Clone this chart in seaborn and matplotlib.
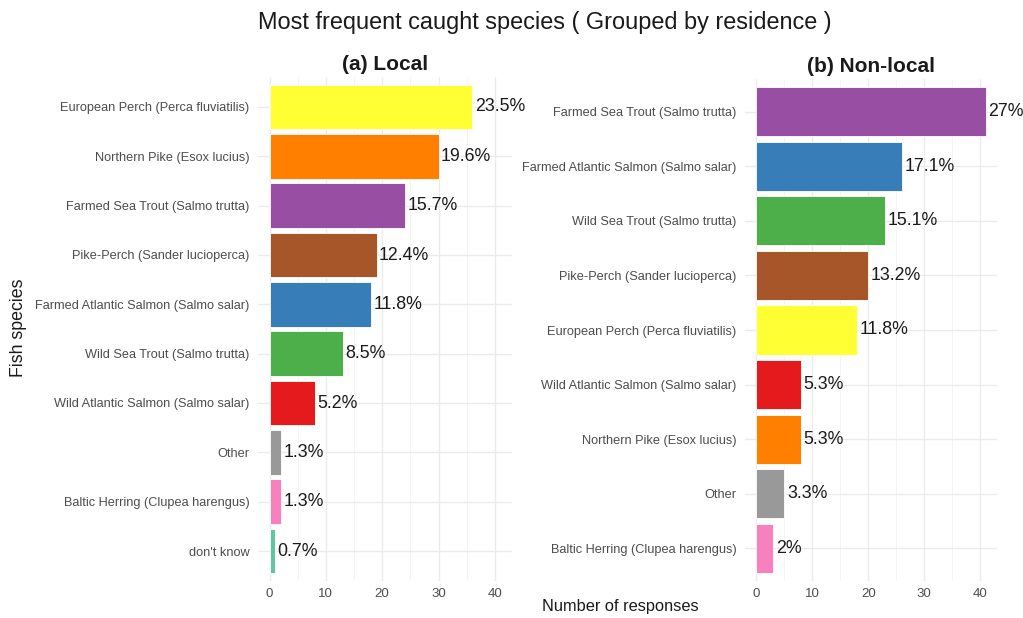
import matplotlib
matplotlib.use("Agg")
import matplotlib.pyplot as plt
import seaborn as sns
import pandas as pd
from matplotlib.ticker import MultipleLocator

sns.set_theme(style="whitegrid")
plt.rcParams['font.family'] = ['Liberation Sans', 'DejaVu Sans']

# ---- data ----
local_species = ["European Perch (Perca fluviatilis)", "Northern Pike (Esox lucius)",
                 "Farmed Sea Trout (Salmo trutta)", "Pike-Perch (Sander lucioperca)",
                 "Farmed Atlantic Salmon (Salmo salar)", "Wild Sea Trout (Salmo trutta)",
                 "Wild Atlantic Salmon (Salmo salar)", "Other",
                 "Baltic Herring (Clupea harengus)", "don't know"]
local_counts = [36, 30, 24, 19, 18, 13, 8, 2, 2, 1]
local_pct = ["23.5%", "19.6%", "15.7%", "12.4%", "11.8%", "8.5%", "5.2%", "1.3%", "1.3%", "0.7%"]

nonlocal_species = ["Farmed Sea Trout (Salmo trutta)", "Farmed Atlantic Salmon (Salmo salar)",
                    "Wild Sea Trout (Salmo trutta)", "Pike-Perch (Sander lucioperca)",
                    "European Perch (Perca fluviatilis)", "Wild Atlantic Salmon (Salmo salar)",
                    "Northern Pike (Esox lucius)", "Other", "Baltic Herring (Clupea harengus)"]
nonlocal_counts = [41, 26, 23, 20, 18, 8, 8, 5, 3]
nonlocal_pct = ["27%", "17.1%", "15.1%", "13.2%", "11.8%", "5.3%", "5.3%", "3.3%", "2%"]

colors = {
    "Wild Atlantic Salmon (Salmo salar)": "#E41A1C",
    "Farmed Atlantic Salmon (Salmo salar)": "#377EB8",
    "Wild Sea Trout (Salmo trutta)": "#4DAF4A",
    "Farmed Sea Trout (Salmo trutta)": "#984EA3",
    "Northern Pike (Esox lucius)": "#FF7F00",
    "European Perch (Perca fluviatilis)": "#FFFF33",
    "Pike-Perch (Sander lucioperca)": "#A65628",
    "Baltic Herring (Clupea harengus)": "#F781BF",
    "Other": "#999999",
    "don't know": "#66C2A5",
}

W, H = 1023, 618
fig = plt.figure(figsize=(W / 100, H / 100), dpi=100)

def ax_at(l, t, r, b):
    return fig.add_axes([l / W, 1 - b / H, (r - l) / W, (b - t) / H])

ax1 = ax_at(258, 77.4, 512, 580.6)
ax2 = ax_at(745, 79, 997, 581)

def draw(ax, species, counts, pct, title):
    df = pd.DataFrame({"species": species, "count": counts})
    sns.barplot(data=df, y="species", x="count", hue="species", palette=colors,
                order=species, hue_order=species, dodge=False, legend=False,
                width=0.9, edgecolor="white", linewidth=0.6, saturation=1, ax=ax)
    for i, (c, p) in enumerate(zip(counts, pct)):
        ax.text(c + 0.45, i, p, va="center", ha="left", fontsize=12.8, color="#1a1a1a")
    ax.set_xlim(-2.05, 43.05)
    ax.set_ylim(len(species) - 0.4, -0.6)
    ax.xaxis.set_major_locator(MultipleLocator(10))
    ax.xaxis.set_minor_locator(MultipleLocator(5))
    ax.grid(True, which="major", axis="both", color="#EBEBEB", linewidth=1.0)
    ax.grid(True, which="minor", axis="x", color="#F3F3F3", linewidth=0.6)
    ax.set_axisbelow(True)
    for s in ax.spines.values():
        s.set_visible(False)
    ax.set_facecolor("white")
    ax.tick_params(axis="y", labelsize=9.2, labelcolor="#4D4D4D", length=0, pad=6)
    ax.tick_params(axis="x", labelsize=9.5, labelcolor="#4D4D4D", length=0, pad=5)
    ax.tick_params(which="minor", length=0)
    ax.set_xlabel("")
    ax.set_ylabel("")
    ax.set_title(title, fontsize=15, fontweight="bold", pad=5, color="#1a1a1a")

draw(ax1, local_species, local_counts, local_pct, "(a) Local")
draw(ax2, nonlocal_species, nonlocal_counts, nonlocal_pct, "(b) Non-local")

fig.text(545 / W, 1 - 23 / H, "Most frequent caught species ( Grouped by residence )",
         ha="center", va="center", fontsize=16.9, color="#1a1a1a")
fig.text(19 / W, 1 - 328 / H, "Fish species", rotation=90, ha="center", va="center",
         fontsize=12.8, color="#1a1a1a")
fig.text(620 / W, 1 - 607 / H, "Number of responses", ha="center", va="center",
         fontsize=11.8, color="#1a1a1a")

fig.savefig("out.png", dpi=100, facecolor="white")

**Written instruction:** Retype everything in the material word for word, minus pictures.

**Worked answer:**
Clone this chart in seaborn and matplotlib.
import matplotlib
matplotlib.use("Agg")
import matplotlib.pyplot as plt
import seaborn as sns
import pandas as pd
from matplotlib.ticker import MultipleLocator

sns.set_theme(style="whitegrid")
plt.rcParams['font.family'] = ['Liberation Sans', 'DejaVu Sans']

# ---- data ----
local_species = ["European Perch (Perca fluviatilis)", "Northern Pike (Esox lucius)",
                 "Farmed Sea Trout (Salmo trutta)", "Pike-Perch (Sander lucioperca)",
                 "Farmed Atlantic Salmon (Salmo salar)", "Wild Sea Trout (Salmo trutta)",
                 "Wild Atlantic Salmon (Salmo salar)", "Other",
                 "Baltic Herring (Clupea harengus)", "don't know"]
local_counts = [36, 30, 24, 19, 18, 13, 8, 2, 2, 1]
local_pct = ["23.5%", "19.6%", "15.7%", "12.4%", "11.8%", "8.5%", "5.2%", "1.3%", "1.3%", "0.7%"]

nonlocal_species = ["Farmed Sea Trout (Salmo trutta)", "Farmed Atlantic Salmon (Salmo salar)",
                    "Wild Sea Trout (Salmo trutta)", "Pike-Perch (Sander lucioperca)",
                    "European Perch (Perca fluviatilis)", "Wild Atlantic Salmon (Salmo salar)",
                    "Northern Pike (Esox lucius)", "Other", "Baltic Herring (Clupea harengus)"]
nonlocal_counts = [41, 26, 23, 20, 18, 8, 8, 5, 3]
nonlocal_pct = ["27%", "17.1%", "15.1%", "13.2%", "11.8%", "5.3%", "5.3%", "3.3%", "2%"]

colors = {
    "Wild Atlantic Salmon (Salmo salar)": "#E41A1C",
    "Farmed Atlantic Salmon (Salmo salar)": "#377EB8",
    "Wild Sea Trout (Salmo trutta)": "#4DAF4A",
    "Farmed Sea Trout (Salmo trutta)": "#984EA3",
    "Northern Pike (Esox lucius)": "#FF7F00",
    "European Perch (Perca fluviatilis)": "#FFFF33",
    "Pike-Perch (Sander lucioperca)": "#A65628",
    "Baltic Herring (Clupea harengus)": "#F781BF",
    "Other": "#999999",
    "don't know": "#66C2A5",
}

W, H = 1023, 618
fig = plt.figure(figsize=(W / 100, H / 100), dpi=100)

def ax_at(l, t, r, b):
    return fig.add_axes([l / W, 1 - b / H, (r - l) / W, (b - t) / H])

ax1 = ax_at(258, 77.4, 512, 580.6)
ax2 = ax_at(745, 79, 997, 581)

def draw(ax, species, counts, pct, title):
    df = pd.DataFrame({"species": species, "count": counts})
    sns.barplot(data=df, y="species", x="count", hue="species", palette=colors,
                order=species, hue_order=species, dodge=False, legend=False,
                width=0.9, edgecolor="white", linewidth=0.6, saturation=1, ax=ax)
    for i, (c, p) in enumerate(zip(counts, pct)):
        ax.text(c + 0.45, i, p, va="center", ha="left", fontsize=12.8, color="#1a1a1a")
    ax.set_xlim(-2.05, 43.05)
    ax.set_ylim(len(species) - 0.4, -0.6)
    ax.xaxis.set_major_locator(MultipleLocator(10))
    ax.xaxis.set_minor_locator(MultipleLocator(5))
    ax.grid(True, which="major", axis="both", color="#EBEBEB", linewidth=1.0)
    ax.grid(True, which="minor", axis="x", color="#F3F3F3", linewidth=0.6)
    ax.set_axisbelow(True)
    for s in ax.spines.values():
        s.set_visible(False)
    ax.set_facecolor("white")
    ax.tick_params(axis="y", labelsize=9.2, labelcolor="#4D4D4D", length=0, pad=6)
    ax.tick_params(axis="x", labelsize=9.5, labelcolor="#4D4D4D", length=0, pad=5)
    ax.tick_params(which="minor", length=0)
    ax.set_xlabel("")
    ax.set_ylabel("")
    ax.set_title(title, fontsize=15, fontweight="bold", pad=5, color="#1a1a1a")

draw(ax1, local_species, local_counts, local_pct, "(a) Local")
draw(ax2, nonlocal_species, nonlocal_counts, nonlocal_pct, "(b) Non-local")

fig.text(545 / W, 1 - 23 / H, "Most frequent caught species ( Grouped by residence )",
         ha="center", va="center", fontsize=16.9, color="#1a1a1a")
fig.text(19 / W, 1 - 328 / H, "Fish species", rotation=90, ha="center", va="center",
         fontsize=12.8, color="#1a1a1a")
fig.text(620 / W, 1 - 607 / H, "Number of responses", ha="center", va="center",
         fontsize=11.8, color="#1a1a1a")

fig.savefig("out.png", dpi=100, facecolor="white")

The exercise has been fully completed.